Um estudo da Universidade de Coimbra concluiu que a pandemia contribuiu para que os portugueses tenham redescoberto o país, especialmente o mundo rural. O impacto da covid-19 nas férias de verão dos portugueses foi analisada pelos investigadores Susana Silva e Paulo Carvalho, do Departamento de Geografia e Turismo da Faculdade de Letras da Universidade de Coimbra (FLUC), sendo que ambos consideram estarmos perante "uma oportunidade para mudar o paradigma do turismo para um modelo mais sustentável, há muito reivindicado, especialmente através da redistribuição dos fluxos turísticos, e também para apostar no mercado interno e no turismo doméstico, não só a curto prazo, mas devendo-se prolongar e intensificar no pós-pandemia".
"Como sou muito cética, não sei se isso vai acontecer", disse ao DN Susana Silva, que partiu para este estudo no final de maio de 2020, quando começou a abrir a atividade turística. "Já tinham saído relatórios da OCDE e já se falava muito nos espaços de turismo da natureza e na procura que estavam a ter. No cômputo geral, comparando com os hotéis, o turismo rural foi a modalidade que menos caiu, no total do ano, e depois também foi aquele que recuperou com uma maior expressão", acrescenta a professora.
De acordo com os autores do estudo, esta investigação pode ser uma importante ferramenta para os diversos atores territoriais e operadores turísticos se adaptarem às tendências de consumo decorrentes da pandemia. Intitulado Impact of COVID-19 on summer holiday behaviours: evidence from Portugal"e publicado na revista internacional de investigação em Turismo e Hotelaria Anatolia, o estudo teve como objetivo avaliar o impacto da pandemia de covid-19 nas tradicionais férias de verão dos portugueses.
Para tal, os investigadores aplicaram um questionário direcionado a todos os turistas nacionais que realizaram pelo menos um período de férias em Portugal, entre junho e setembro de 2020, tendo obtido uma amostra válida de 685 participantes de diversas zonas do país. Em comparação com as férias antes da pandemia, as praias continuaram a ser o destino mais popular para a maioria dos entrevistados, embora tenha havido um ligeiro declínio. Mas o campo, as montanhas e rios do interior ganharam popularidade.

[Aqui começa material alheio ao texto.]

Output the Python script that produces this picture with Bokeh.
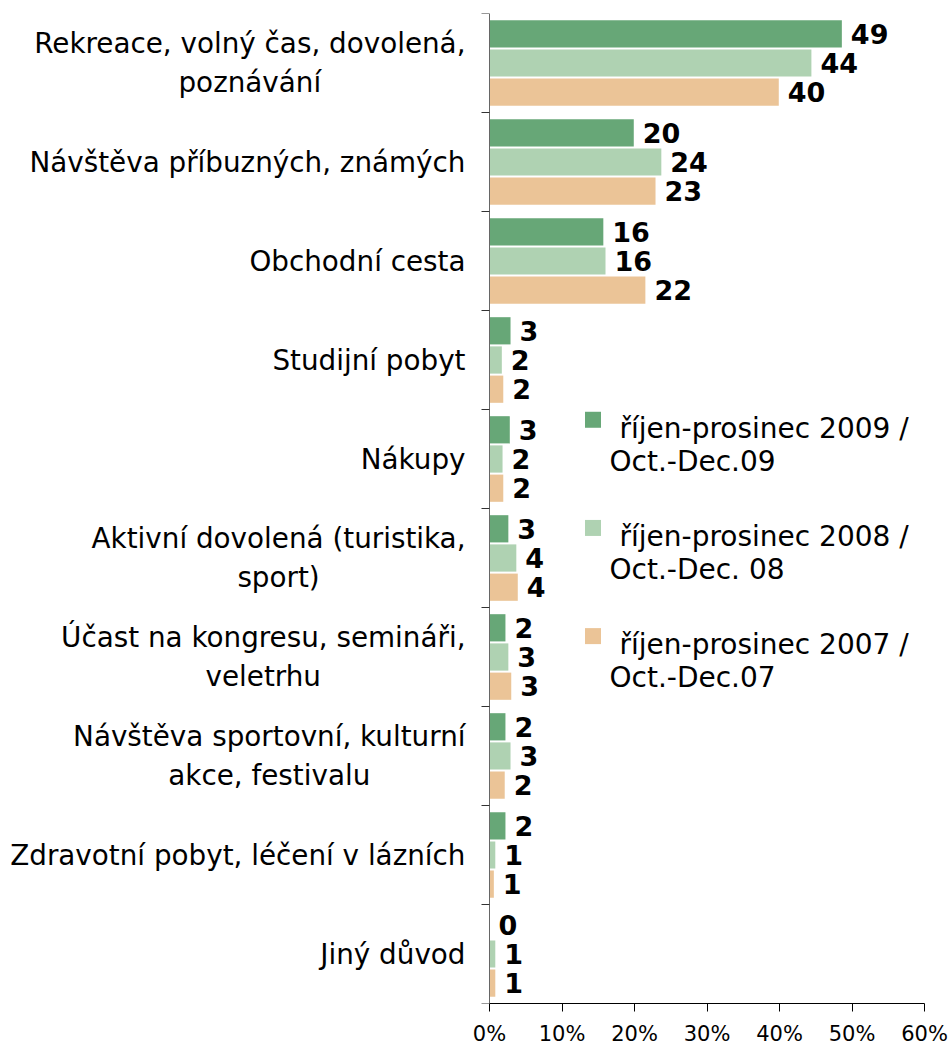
import glob
from bokeh.plotting import figure
from bokeh.models import ColumnDataSource, Range1d, FixedTicker
from bokeh.core.properties import value
from bokeh.embed import file_html
from bokeh.resources import INLINE

# ---------------- data ----------------
categories = [
    "Rekreace, volný čas, dovolená,\npoznávání",
    "Návštěva příbuzných, známých",
    "Obchodní cesta",
    "Studijní pobyt",
    "Nákupy",
    "Aktivní dovolená (turistika,\nsport)",
    "Účast na kongresu, semináři,\nveletrhu",
    "Návštěva sportovní, kulturní\nakce, festivalu",
    "Zdravotní pobyt, léčení v lázních",
    "Jiný důvod",
]
series_line1 = ["říjen-prosinec 2009 /", "říjen-prosinec 2008 /", "říjen-prosinec 2007 /"]
series_line2 = ["Oct.-Dec.09", "Oct.-Dec. 08", "Oct.-Dec.07"]
# bar lengths (%)
v2009 = [48.6, 19.9, 15.7, 2.9, 2.8, 2.6, 2.2, 2.2, 2.2, 0.0]
v2008 = [44.4, 23.7, 16.0, 1.7, 1.8, 3.7, 2.6, 2.9, 0.8, 0.8]
v2007 = [39.9, 22.9, 21.5, 1.9, 1.9, 3.9, 3.0, 2.1, 0.6, 0.8]
# printed value labels
lab2009 = [49, 20, 16, 3, 3, 3, 2, 2, 2, 0]
lab2008 = [44, 24, 16, 2, 2, 4, 3, 3, 1, 1]
lab2007 = [40, 23, 22, 2, 2, 4, 3, 2, 1, 1]
x_ticks = [0, 10, 20, 30, 40, 50, 60]
x_tick_labels = ["0%", "10%", "20%", "30%", "40%", "50%", "60%"]

colors = ["#67A777", "#AFD2B2", "#EBC497"]
FONT = "DejaVu Sans"
CAT_SIZE = 27.8
LEG_SIZE = 28

# ---------------- layout (pixels) ----------------
W, H = 952, 1048
FRAME_TOP, FRAME_BOTTOM = 13, 1006
ZERO_X, FULL_X = 489, 924          # screen x of 0 % and 60 %
XMAX = 60
n = len(categories)
PX = (FULL_X - ZERO_X) / XMAX       # pixels per percent
PY = (FRAME_BOTTOM - FRAME_TOP) / n # pixels per category


def dx(px):
    return (px - ZERO_X) / PX


def dy(py):
    return (py - FRAME_TOP) / PY


def text_width(s, size):
    lines = s.split("\n")
    try:
        from PIL import ImageFont
        path = None
        for cand in glob.glob("/usr/share/fonts/**/DejaVuSans.ttf", recursive=True):
            path = cand
            break
        f = ImageFont.truetype(path or "DejaVuSans.ttf", 100)
        return max(f.getlength(l) for l in lines) * size / 100.0
    except Exception:
        return max(len(l) for l in lines) * size * 0.6


centers = [i + 0.5 for i in range(n)]
offsets = [-0.295, 0.0, 0.295]
bar_h = 0.275

p = figure(width=W, height=H, output_backend="svg", toolbar_location=None,
           x_range=Range1d(dx(0), XMAX), y_range=Range1d(n, 0),
           min_border_left=0, min_border_right=W - FULL_X,
           min_border_top=FRAME_TOP, min_border_bottom=H - FRAME_BOTTOM)
p.outline_line_color = None
p.xgrid.visible = False
p.ygrid.visible = False
p.background_fill_color = "white"

for vals, labs, col, off in zip([v2009, v2008, v2007],
                                [lab2009, lab2008, lab2007],
                                colors, offsets):
    ys = [c + off for c in centers]
    src = ColumnDataSource(dict(y=ys, v=vals, t=[str(l) for l in labs]))
    p.hbar(y="y", left=0, right="v", height=bar_h, source=src,
           fill_color=col, line_color=None)
    p.text(x="v", y="y", text="t", source=src, x_offset=9,
           text_baseline="middle", text_align="left",
           text_font=value(FONT), text_font_style="bold",
           text_font_size="27px", text_color="black")

# category labels: each block right-aligned 24px left of the axis, lines centred
cat_src = ColumnDataSource(dict(
    x=[dx(ZERO_X - 24 - text_width(c, CAT_SIZE) / 2) for c in categories],
    y=centers, t=categories))
p.text(x="x", y="y", text="t", source=cat_src,
       text_align="center", text_baseline="middle",
       text_font=value(FONT), text_font_size=f"{CAT_SIZE}px",
       text_line_height=1.2, text_color="black")

# legend (drawn by hand so that the swatch sits on the first text line)
LEG_STEP = 108.5
leg_k = list(range(len(colors)))
p.scatter(x=[dx(592.5)] * 3, y=[dy(420.5 + k * LEG_STEP) for k in leg_k],
          marker="square", size=16, fill_color=colors, line_color=None)
p.text(x=[dx(619)] * 3, y=[dy(429 + k * LEG_STEP) for k in leg_k],
       text=series_line1, text_baseline="alphabetic", text_align="left",
       text_font=value(FONT), text_font_size=f"{LEG_SIZE}px", text_color="black")
p.text(x=[dx(609)] * 3, y=[dy(462 + k * LEG_STEP) for k in leg_k],
       text=series_line2, text_baseline="alphabetic", text_align="left",
       text_font=value(FONT), text_font_size=f"{LEG_SIZE}px", text_color="black")

# axes
xa = p.xaxis[0]
xa.bounds = (0, XMAX)
xa.ticker = FixedTicker(ticks=x_ticks)
xa.major_label_overrides = {t: l for t, l in zip(x_ticks, x_tick_labels)}
xa.major_tick_in = 0
xa.major_tick_out = 8
xa.minor_tick_out = 0
xa.minor_tick_in = 0
xa.axis_line_color = "black"
xa.major_tick_line_color = "black"
xa.major_label_standoff = 10
xa.major_label_text_font = FONT
xa.major_label_text_font_size = "21px"
xa.major_label_text_color = "black"

ya = p.yaxis[0]
ya.fixed_location = 0
ya.ticker = FixedTicker(ticks=list(range(n + 1)))
ya.major_label_text_color = None
ya.major_label_text_font_size = "1px"
ya.major_tick_in = 0
ya.major_tick_out = 8
ya.minor_tick_out = 0
ya.minor_tick_in = 0
ya.axis_line_color = "#666666"
ya.major_tick_line_color = "#333333"

open("out.html", "w").write(file_html(p, INLINE))
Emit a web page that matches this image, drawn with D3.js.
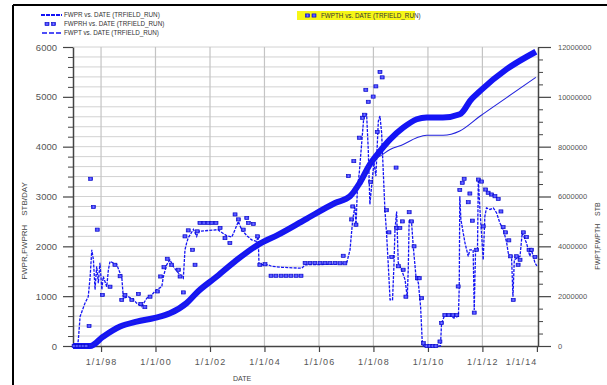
<!DOCTYPE html>
<html>
<head>
<meta charset="utf-8">
<script src="https://cdn.jsdelivr.net/npm/d3@7"></script>
<style>
  body { margin: 0; background: #fff; }
  svg { display: block; font-family: "Liberation Sans", Arial, sans-serif; }
</style>
</head>
<body>
<svg id="chart" width="607" height="385"></svg>
<script>
// dates are decimal years
// FWPR - simulated water production rate (STB/DAY), dashed line
const fwprYear = [1996.97,1997.14,1997.17,1997.23,1997.41,1997.53,1997.60,1997.66,1997.72,1997.78,1997.84,1997.90,1997.96,
  1998.03,1998.08,1998.21,1998.27,1998.33,1998.58,1998.70,1998.76,1998.82,1999.00,1999.19,1999.31,1999.49,1999.68,1999.86,
  2000.04,2000.23,2000.29,2000.41,2000.53,2000.65,2000.78,2000.96,2001.02,2001.08,2001.14,2001.20,2001.39,2001.51,2001.56,
  2002.29,2002.37,2002.62,2002.80,2002.92,2003.04,2003.16,2003.35,2003.53,2003.71,2003.77,2003.80,2004.14,2004.26,2004.63,
  2005.37,2005.49,2006.59,2007.02,2007.14,2007.24,2007.32,2007.36,2007.41,2007.48,2007.57,2007.65,2007.75,2007.81,2007.87,
  2007.97,2008.02,2008.09,2008.18,2008.24,2008.30,2008.42,2008.48,2008.54,2008.61,2008.70,2008.75,2008.79,2008.85,2008.91,
  2009.03,2009.16,2009.22,2009.24,2009.28,2009.31,2009.40,2009.46,2009.56,2009.65,2009.73,2009.79,2009.83,2010.46,2010.50,
  2010.62,2010.80,2010.95,2011.12,2011.15,2011.17,2011.21,2011.36,2011.48,2011.54,2011.66,2011.70,2011.75,2011.82,2011.85,
  2011.91,2012.03,2012.09,2012.15,2012.28,2012.40,2012.52,2012.64,2012.77,2012.89,2012.95,2013.07,2013.12,2013.17,2013.38,
  2013.46,2013.62,2013.74,2013.80,2013.93,2014.00];
const fwprValue = [0,0,150,590,860,990,1390,1930,1730,1130,1600,1260,1670,
  1130,1395,1190,1530,1700,1630,1460,1395,960,990,930,860,790,960,1025,
  1130,1190,1395,1630,1730,1600,1500,1395,1360,1930,2065,2170,2340,2200,2300,
  2335,2300,2210,2185,2335,2500,2335,2215,2130,2100,2200,1630,1630,1600,1580,
  1560,1630,1640,1670,1930,2540,2800,2400,3140,3475,4080,4615,4650,3945,2840,
  3410,3680,3410,4515,4615,4280,2740,2270,1665,925,925,1600,2335,2700,1665,
  1530,1330,1060,960,1600,2540,2470,2000,1395,1260,790,90,0,0,460,
  620,620,560,600,1195,3005,2540,2070,1800,1930,1930,725,1930,1930,3340,
  2740,1730,2600,2770,2740,2770,2670,2470,2335,2070,1860,1760,990,1730,1800,
  2270,2065,1800,1930,1665,1610];

// FWPRH - historical water production rate (STB/DAY), square markers
const fwprhYear = [1997.01,1997.12,1997.23,1997.34,1997.45,1997.56,1997.62,1997.72,1997.86,1998.05,1998.33,1998.51,1998.70,
  1998.76,1998.88,1999.13,1999.37,1999.46,1999.61,1999.80,2000.07,2000.19,2000.31,2000.43,2000.59,2000.84,2000.90,2001.02,
  2001.08,2001.20,2001.36,2001.45,2001.53,2001.63,2001.78,2001.93,2002.07,2002.22,2002.37,2002.55,2002.73,2002.92,2003.04,
  2003.22,2003.35,2003.41,2003.59,2003.75,2003.83,2004.02,2004.24,2004.42,2004.61,2004.79,2004.97,2005.16,2005.34,2005.49,
  2005.67,2005.85,2006.04,2006.22,2006.40,2006.59,2006.77,2006.95,2006.89,2007.20,2007.24,2007.36,2007.08,2007.28,2007.48,
  2007.60,2007.67,2007.72,2007.81,2007.99,2008.09,2008.24,2008.32,2007.90,2008.14,2008.83,2008.48,2008.57,2008.67,2008.85,
  2008.97,2009.06,2008.91,2009.09,2009.19,2009.31,2009.40,2009.49,2009.61,2009.68,2009.77,2009.83,2009.96,2010.07,2010.18,
  2010.29,2010.44,2010.50,2010.62,2010.77,2010.92,2011.06,2011.11,2011.17,2011.26,2011.33,2011.48,2011.54,2011.63,2011.70,
  2011.79,2011.85,2011.97,2012.03,2012.12,2012.21,2012.34,2012.46,2012.58,2012.68,2012.76,2012.85,2012.97,2013.03,2013.13,
  2013.25,2013.31,2013.38,2013.50,2013.62,2013.71,2013.80,2013.93];
const fwprhValue = [0,0,0,0,0,400,3355,2790,2335,1025,1190,1630,1400,
  925,1025,925,1045,845,780,990,1095,1395,1580,1750,1630,1530,1395,1075,
  2200,2320,1930,1630,2300,2470,2470,2470,2470,2470,2370,2165,2065,2640,2540,
  2335,2570,2470,2450,2200,1630,1640,1410,1410,1410,1410,1410,1410,1410,1665,
  1665,1665,1665,1665,1665,1665,1660,1660,1810,2540,2800,2435,3410,3710,4180,
  4580,4640,5140,4900,5005,5210,5500,5390,3290,4295,3580,2725,2280,1785,2370,
  2370,2500,1600,1530,990,2685,2500,2000,1360,1360,960,55,0,0,0,
  0,90,460,620,620,620,620,1195,3130,3275,3355,2885,3060,2515,670,
  1930,3340,3300,2400,3140,3075,3040,3005,2950,2700,2385,2280,2120,1800,925,
  1800,1630,1730,2280,2185,1930,1930,1785];

// FWPTH - historical cumulative water (STB), thick marker trail
const fwpthYear = [1996.97,1997.60,1998.07,1998.70,1999.31,1999.98,2000.53,2001.14,2001.56,2002.18,2002.92,2003.77,2004.51,
  2005.49,2006.59,2007.14,2007.50,2007.87,2008.24,2008.61,2009.09,2009.59,2009.95,2010.55,2011.17,2011.30,2011.54,2011.92,
  2012.89,2013.96];
const fwpthValue = [0,0,370000,780000,980000,1130000,1310000,1720000,2190000,2730000,3400000,4070000,4470000,
  5070000,5740000,6010000,6550000,7290000,7820000,8290000,8760000,9100000,9170000,9170000,9300000,9430000,9830000,10240000,
  11110000,11810000];

// FWPT - simulated cumulative water (STB), thin line
const fwptYear = [1996.97,1997.60,1998.07,1998.70,1999.31,1999.98,2000.53,2001.14,2001.56,2002.18,2002.92,2003.77,2004.51,
  2005.49,2006.59,2007.14,2007.50,2007.87,2008.12,2008.24,2008.61,2009.09,2009.59,2009.95,2010.56,2011.17,2011.92,2012.89,
  2013.96];
const fwptValue = [0,0,370000,780000,980000,1130000,1310000,1720000,2190000,2730000,3400000,4070000,4470000,
  5070000,5740000,6010000,6550000,7290000,7550000,7620000,7890000,8090000,8360000,8460000,8460000,8630000,9230000,9970000,
  10780000];

const xTickYears = [1998, 2000, 2002, 2004, 2006, 2008, 2010, 2012, 2014];
const leftTicks = [0, 1000, 2000, 3000, 4000, 5000, 6000];
const rightTicks = [0, 2000000, 4000000, 6000000, 8000000, 10000000, 12000000];

const legendLeft = ["FWPR vs. DATE (TRFIELD_RUN)", "FWPRH vs. DATE (TRFIELD_RUN)", "FWPT vs. DATE (TRFIELD_RUN)"];
const legendRight = "FWPTH vs. DATE (TRFIELD_RUN)";

function yd(v) {
  const y = Math.floor(v);
  const s = Date.UTC(y, 0, 1), e = Date.UTC(y + 1, 0, 1);
  return new Date(s + (v - y) * (e - s));
}
function pairs(xs, ys) { return xs.map((d, i) => ({ date: yd(d), v: ys[i] })); }

const blue = "#1414f5";
const plotL = 73, plotR = 538, plotT = 47, plotB = 346;

const svg = d3.select("#chart");

// outer frame (cropped screenshot: only top and left edges visible)
svg.append("line").attr("x1", 13).attr("x2", 607).attr("y1", 5).attr("y2", 5)
  .attr("stroke", "#000").attr("stroke-width", 2);
svg.append("line").attr("x1", 13).attr("x2", 13).attr("y1", 5).attr("y2", 385)
  .attr("stroke", "#000").attr("stroke-width", 2);

const x = d3.scaleUtc().domain([yd(1996.97), yd(2014.04)]).range([plotL, plotR]);
const yL = d3.scaleLinear().domain([0, 6000]).range([plotB, plotT]);
const yR = d3.scaleLinear().domain([0, 12000000]).range([plotB, plotT]);

// grid
svg.append("g").selectAll("line").data(d3.range(200, 6001, 200)).enter().append("line")
  .attr("x1", plotL).attr("x2", plotR).attr("y1", d => yL(d)).attr("y2", d => yL(d))
  .attr("stroke", "#d2d2d2").attr("stroke-width", 1);
svg.append("g").selectAll("line").data(xTickYears.slice(0, -1)).enter().append("line")
  .attr("x1", d => x(yd(d))).attr("x2", d => x(yd(d))).attr("y1", plotT).attr("y2", plotB)
  .attr("stroke", "#c4c4c4").attr("stroke-width", 1.2);

// axes
const fmtDate = d3.utcFormat("%-m/%-d/%y");
const gx = svg.append("g").attr("transform", "translate(0," + plotB + ")")
  .call(d3.axisBottom(x).tickValues(xTickYears.map(yd)).tickSize(6).tickSizeOuter(0).tickFormat(fmtDate));
gx.select(".domain").attr("stroke", "#444").attr("stroke-width", 1.5);
gx.selectAll(".tick line").attr("stroke", "#444").attr("stroke-width", 1.2);
gx.selectAll("text").attr("fill", "#555").style("font-size", "9px").style("letter-spacing", "1.1px").attr("dy", "1.15em");
gx.selectAll(".tick").filter(d => +d === +yd(2014)).select("text").attr("text-anchor", "end").attr("dx", "0");

const gl = svg.append("g").attr("transform", "translate(" + plotL + ",0)")
  .call(d3.axisLeft(yL).tickValues(leftTicks).tickSize(10).tickSizeOuter(0).tickPadding(6).tickFormat(d3.format("d")));
gl.select(".domain").attr("stroke", "#444").attr("stroke-width", 1.5);
gl.selectAll(".tick line").attr("stroke", "#444").attr("stroke-width", 1.2);
gl.selectAll("text").attr("fill", "#555").style("font-size", "9.5px");
svg.append("g").attr("transform", "translate(" + plotL + ",0)")
  .call(d3.axisLeft(yL).tickValues(d3.range(200, 6000, 200).filter(v => v % 1000)).tickSize(5).tickFormat(""))
  .call(g => g.select(".domain").remove())
  .selectAll("line").attr("stroke", "#444");

const gr = svg.append("g").attr("transform", "translate(" + plotR + ",0)")
  .call(d3.axisRight(yR).tickValues(rightTicks).tickSize(13).tickSizeOuter(0).tickPadding(7).tickFormat(d3.format("d")));
gr.select(".domain").attr("stroke", "#444").attr("stroke-width", 1.5);
gr.selectAll(".tick line").attr("stroke", "#444").attr("stroke-width", 1.2);
gr.selectAll("text").attr("fill", "#555").style("font-size", "7.5px");
svg.append("g").attr("transform", "translate(" + plotR + ",0)")
  .call(d3.axisRight(yR).tickValues(d3.range(500000, 12000000, 500000).filter(v => v % 2000000)).tickSize(5).tickFormat(""))
  .call(g => g.select(".domain").remove())
  .selectAll("line").attr("stroke", "#444");

// axis titles
svg.append("text").attr("transform", "translate(27,231) rotate(-90)").attr("text-anchor", "middle")
  .attr("fill", "#444").style("font-size", "8px").attr("xml:space", "preserve").text("FWPR,FWPRH    STB/DAY");
svg.append("text").attr("transform", "translate(600,236) rotate(-90)").attr("text-anchor", "middle")
  .attr("fill", "#444").style("font-size", "7px").attr("xml:space", "preserve").text("FWPT,FWPTH    STB");
svg.append("text").attr("x", 242).attr("y", 381).attr("text-anchor", "middle")
  .attr("fill", "#444").style("font-size", "7px").text("DATE");

// series
const lineL = d3.line().x(d => x(d.date)).y(d => yL(d.v));
const lineR = d3.line().x(d => x(d.date)).y(d => yR(d.v)).curve(d3.curveMonotoneX);

svg.append("path").datum(pairs(fwpthYear, fwpthValue)).attr("d", lineR)
  .attr("fill", "none").attr("stroke", blue).attr("stroke-width", 6).attr("stroke-linejoin", "round");

svg.append("path").datum(pairs(fwptYear, fwptValue)).attr("d", lineR)
  .attr("fill", "none").attr("stroke", "#2222dd").attr("stroke-width", 1.1);

svg.append("path").datum(pairs(fwprYear, fwprValue)).attr("d", lineL)
  .attr("fill", "none").attr("stroke", blue).attr("stroke-width", 1.3).attr("stroke-dasharray", "3,1.2");

function marker(g, cx, cy) {
  g.append("rect").attr("x", cx - 2).attr("y", cy - 1.6).attr("width", 4).attr("height", 3.2)
    .attr("fill", "#4040ff").attr("stroke", "#0000c0").attr("stroke-width", 0.6);
  g.append("line").attr("x1", cx).attr("x2", cx).attr("y1", cy - 1.1).attr("y2", cy + 1.1)
    .attr("stroke", "#a0a0ff").attr("stroke-width", 0.6);
}
const gm = svg.append("g");
pairs(fwprhYear, fwprhValue).forEach(d => marker(gm, x(d.date), yL(d.v)));

// legend
const lg = svg.append("g").style("font-size", "6.3px").attr("fill", "#333");
lg.append("line").attr("x1", 41).attr("x2", 62).attr("y1", 15).attr("y2", 15)
  .attr("stroke", blue).attr("stroke-width", 1.8).attr("stroke-dasharray", "4,1");
marker(lg, 47, 24); marker(lg, 53.5, 24);
lg.append("line").attr("x1", 42).attr("x2", 61).attr("y1", 33).attr("y2", 33)
  .attr("stroke", blue).attr("stroke-width", 1.4).attr("stroke-dasharray", "5,2");
legendLeft.forEach((t, i) => lg.append("text").attr("x", 64).attr("y", 17.3 + i * 8.8).text(t));

svg.append("rect").attr("x", 297).attr("y", 11).attr("width", 118).attr("height", 9).attr("fill", "#f6f617");
marker(svg, 307.5, 15.5); marker(svg, 314, 15.5);
svg.append("text").attr("x", 321).attr("y", 17.8).style("font-size", "6.3px").attr("fill", "#333").text(legendRight);
</script>
</body>
</html>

As motivações dos inquiridos ficaram bastante claras ao longo do questionário. "A segurança que estes locais transmitiam, relativamente ao facto de terem menos pessoas. Naquela época, em que uma das recomendações era o distanciamento, e tanto se insistia em estar longe de aglomerações, foi claramente apontado como uma das motivações. Ora se uma das condições para não ficar infetado era não estar em sítios com muita gente, foi isso que as pessoas procuraram", enfatiza Susana Silva.
"O facto desses locais serem menos densamente povoados foi, por uma vez, um fator que jogou a favor do interior e do mundo rural durante este período", sublinha a investigadora, certa de que, naquele primeiro ano de pandemia, "se associava um maior risco de transmissão às cidades". De resto, numa reportagem publicada pelo DN em finais de setembro de 2020, era disso mesmo que davam conta diversos autarcas da região do Pinhal Interior, numa altura que muitos redescobriram também a [estrada]Nacional 2 como destino turístico.
"É interessante porque um aspeto que é tão negativo - a interioridade e a parca densidade da população - acabou por funcionar como um atrativo", afirma Susana Silva, que agora está curiosa para ver os dados de 2021, e comparar com os que deram origem a este trabalho. Os inquéritos ainda estão a decorrer mas serão fechados em breve. "O que importa salientar é que o rural conseguiu de alguma forma ser criativo ao ponto de criar condições para o retorno, nomeadamente do turismo doméstico, que foi aquele que nos salvou. Importa agora perceber se aumentou, relativamente a 2020. Estamos expectantes para perceber o que aconteceu: se é uma tendência muito associada à conjuntura, ou se poderá criar-se um padrão e permanecer no tempo. Era ótimo se isso acontecesse. Continuo a achar que o rural tinha a faca e o queijo na mão para se posicionar no universo do turismo e no território".
De acordo com o estudo, cerca de 34% dos entrevistados passaram pelo menos um período de férias na sua zona de residência (NUTS II); 10% tiveram pelo menos um período de férias na sub-região de residência (NUTS III) e aproximadamente 25% nas sub-regiões vizinhas.
O perfil sociodemográfico da amostra indica um maior número de entrevistados do sexo feminino, com idades entre 40 e 64 anos (particularmente 45-54), com formação universitária e ocupações profissionais distintas.